Selasa, 21 Februari 2012

Deck 6

Dengan barang-barang di punggung, kami berlima melangkah terburu-buru menuju tangga KM. Leuser yang melabuh di dermaga Tj.Priok tengah malam itu. Tangan kanan kami satu per satu menunjukkan tiket masuk kepada pemeriksa tiket di bawah tangga.
“Hati-hati, tangganya agak goyang!” Dani yang menjadi pemimpin perjalanan kami dengan kapal ini memperingatkan.
Dengan nafas kepayahan karena beban di punggung dan udara malam, aku menaiki satu per satu anak tangga hingga pemandangan dalam kapal itu terlihat dari mata kepalaku sendiri. Orang-orang di dalam kapal sudah sibuk dengan aktifitasnya masing-masing. Beberapa masih mencoba menjejalkan berkarung-karung bawaan mereka ke dalam ruangan kapal, beberapa mencari-cari tempat peristirahatan yang nyaman dengan mata menyapu seluruh ruangan kapal. Kami turun ke lantai dasar untuk mencari tempat tidur. Bau pengap mulai menyeruak ke wajah. Sepanjang kami menyapu pandangan ke tempat tidur kayu yang berjejeran di ruangan remang-remang itu telah dipenuhi dengan orang-orang melayu dan hokian yang tidur, main catur, main kartu, makan, kerokan, dan aktifitas santai lainnya yang membuat suasana menjadi semakin pengap dan padat.
“Udah penuh, Dan. Kita ke atas aja deh. Pengap banget di sini.” Mita yang merupakan satu-satunya teman perjalananku yang perempuan pun protes.
Akhirnya kami naik lagi ke atas dan atasnya lagi hingga kami menemukan deck 6 yang tanpa ruangan. Seorang bapak menghampiri kami yang tampak celingukan.
“Di dalam penuh dik, mending di sini aja. Pake alas ini. Nanti bayarnya gampang.” Bapak itu langsung menggelar karung plastik putih yang disulap menjadi alas di emperan deck 6.
Akhirnya karena sudah merasa lelah berkeliling kapal, kami pasrah menerima tawaran bapak itu.

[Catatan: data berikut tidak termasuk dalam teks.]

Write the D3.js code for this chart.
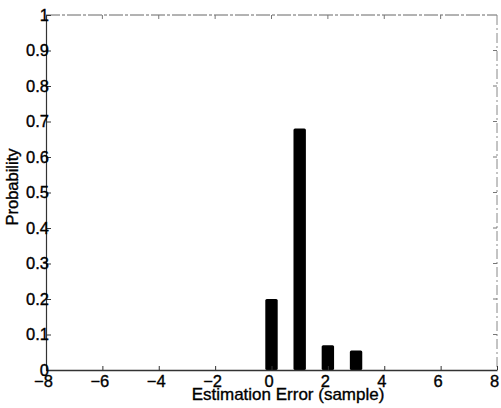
<!DOCTYPE html>
<html>
<head>
<meta charset="utf-8">
<script src="https://cdn.jsdelivr.net/npm/d3@7"></script>
<style>
  html, body { margin: 0; padding: 0; background: #fff; }
  svg text { font-family: "Liberation Sans", Arial, Helvetica, sans-serif; fill: #000; stroke: #000; stroke-width: 0.35px; }
</style>
</head>
<body>
<script>
// estimation error (samples) and probability of each
const errors = [0, 1, 2, 3];
const probs = [0.2, 0.68, 0.07, 0.055];
const xTicks = [-8, -6, -4, -2, 0, 2, 4, 6, 8];
const yTicks = [0, 0.1, 0.2, 0.3, 0.4, 0.5, 0.6, 0.7, 0.8, 0.9, 1];

const width = 501, height = 408;
const margin = { left: 46, right: 4, top: 15, bottom: 38 };

const svg = d3.select('body')
  .append('svg')
  .attr('width', width)
  .attr('height', height);

const x = d3.scaleLinear()
  .domain([-8, 8])
  .range([margin.left, width - margin.right]);
const y = d3.scaleLinear()
  .domain([0, 1])
  .range([height - margin.bottom, margin.top]);

const barW = x(0.44) - x(0);

// frame (top/right lighter, like the scan)
svg.append('line')
  .attr('x1', x(-8)).attr('x2', x(8))
  .attr('y1', y(1)).attr('y2', y(1))
  .attr('stroke', '#666').attr('stroke-dasharray', '14,2,3,2');
svg.append('line')
  .attr('x1', x(8)).attr('x2', x(8))
  .attr('y1', y(1)).attr('y2', y(0))
  .attr('stroke', '#888').attr('stroke-dasharray', '10,3,2,3');

svg.append('g')
  .selectAll('rect')
  .data(errors)
  .join('rect')
  .attr('x', (d) => x(d) - barW / 2)
  .attr('y', (d, i) => y(probs[i]))
  .attr('width', barW)
  .attr('height', (d, i) => y(0) - y(probs[i]))
  .attr('rx', 1.5)
  .attr('fill', '#000');

const xAxis = svg.append('g')
  .attr('transform', 'translate(0,' + y(0) + ')')
  .call(d3.axisBottom(x).tickValues(xTicks).tickSizeInner(-4).tickSizeOuter(0).tickPadding(5)
    .tickFormat(d3.format('d')));
xAxis.select('.domain').attr('stroke', '#333').attr('stroke-width', 1.3);
xAxis.selectAll('.tick line').attr('stroke', '#333');
xAxis.selectAll('text')
  .style('font-size', '16.5px')
  .attr('dx', -3);

const yAxis = svg.append('g')
  .attr('transform', 'translate(' + x(-8) + ',0)')
  .call(d3.axisLeft(y).tickValues(yTicks).tickSizeInner(-5).tickSizeOuter(0).tickPadding(-3)
    .tickFormat((d) => d === 0 || d === 1 ? String(d) : d3.format('.1f')(d)));
yAxis.select('.domain').attr('stroke', '#333').attr('stroke-width', 1.2);
yAxis.selectAll('.tick line').attr('stroke', '#333');
yAxis.selectAll('text')
  .style('font-size', '16.5px');

// right-side ticks
svg.append('g')
  .selectAll('line')
  .data(yTicks.slice(1, -1))
  .join('line')
  .attr('x1', x(8)).attr('x2', x(8) - 4)
  .attr('y1', (d) => y(d)).attr('y2', (d) => y(d))
  .attr('stroke', '#777');
// top ticks
svg.append('g')
  .selectAll('line')
  .data(xTicks.slice(1, -1))
  .join('line')
  .attr('x1', (d) => x(d)).attr('x2', (d) => x(d))
  .attr('y1', y(1)).attr('y2', y(1) + 4)
  .attr('stroke', '#777');

svg.append('text')
  .attr('x', 288)
  .attr('y', 400)
  .attr('text-anchor', 'middle')
  .style('font-size', '17px')
  .text('Estimation Error (sample)');

svg.append('text')
  .attr('transform', 'translate(18,187) rotate(-90)')
  .attr('text-anchor', 'middle')
  .style('font-size', '16.5px')
  .text('Probability');
</script>
</body>
</html>
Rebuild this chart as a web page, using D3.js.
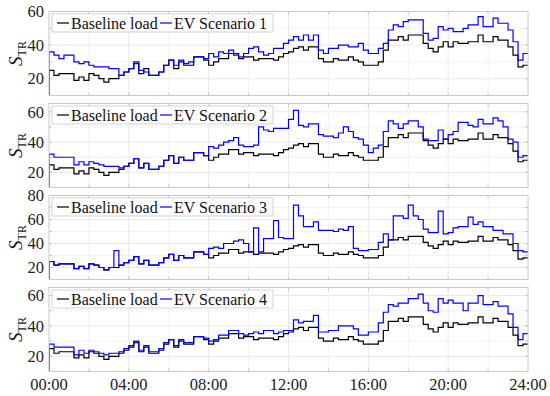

Barang-barang pun kami jatuhkan di emperan deck yang langsung berhadapan dengan tangga ke ruang bawah dan mendapatkan angin segar dari pintu keluar yang berada di kiri dan kanan deck 6. Dengan sedikit enggan, aku duduk bersandar di dinding yang kotor depan tangga sambil memeluk tas ransel. Sementara teman-teman memeriksa seisi emperan deck dan sebagian berjalan-jalan ke luar. Aku dan Mita pasrah duduk di emperan itu, termangu dan letih setelah hampir satu hari menunggu dalam ketidakpastian kapan kapal akhirnya berangkat.
Wah, ternyata kami cukup beruntung mendapatkan tempat ini lebih dulu karena tidak lama setelah itu orang-orang masih bingung mencari tempat singgah untuk mereka di bagian kapal ini. Kemudian seorang bapak yang menggendong anak perempuannya yang berumur kira-kira 4 tahun menyusul kami di emperan deck 6 itu. Bapak itu tampak tua dan letih dengan pakaian yang sangat sederhana. Sementara anaknya menggelayut di lengannya sambil mengusap ingus di hidung yang sudah belepotan di pipinya. Anak itu tampak takut dan sedih. Mereka tidak berucap apa-apa dan langsung duduk diam di samping kananku. Aku mencoba tersenyum pada anak itu tapi ia membalasnya dengan tatapan takut. Akhirnya aku menyerah untuk menghiburnya dan beranjak dari duduk untuk berkeliling deck 6 yang berukuran 8x1,5 meter itu.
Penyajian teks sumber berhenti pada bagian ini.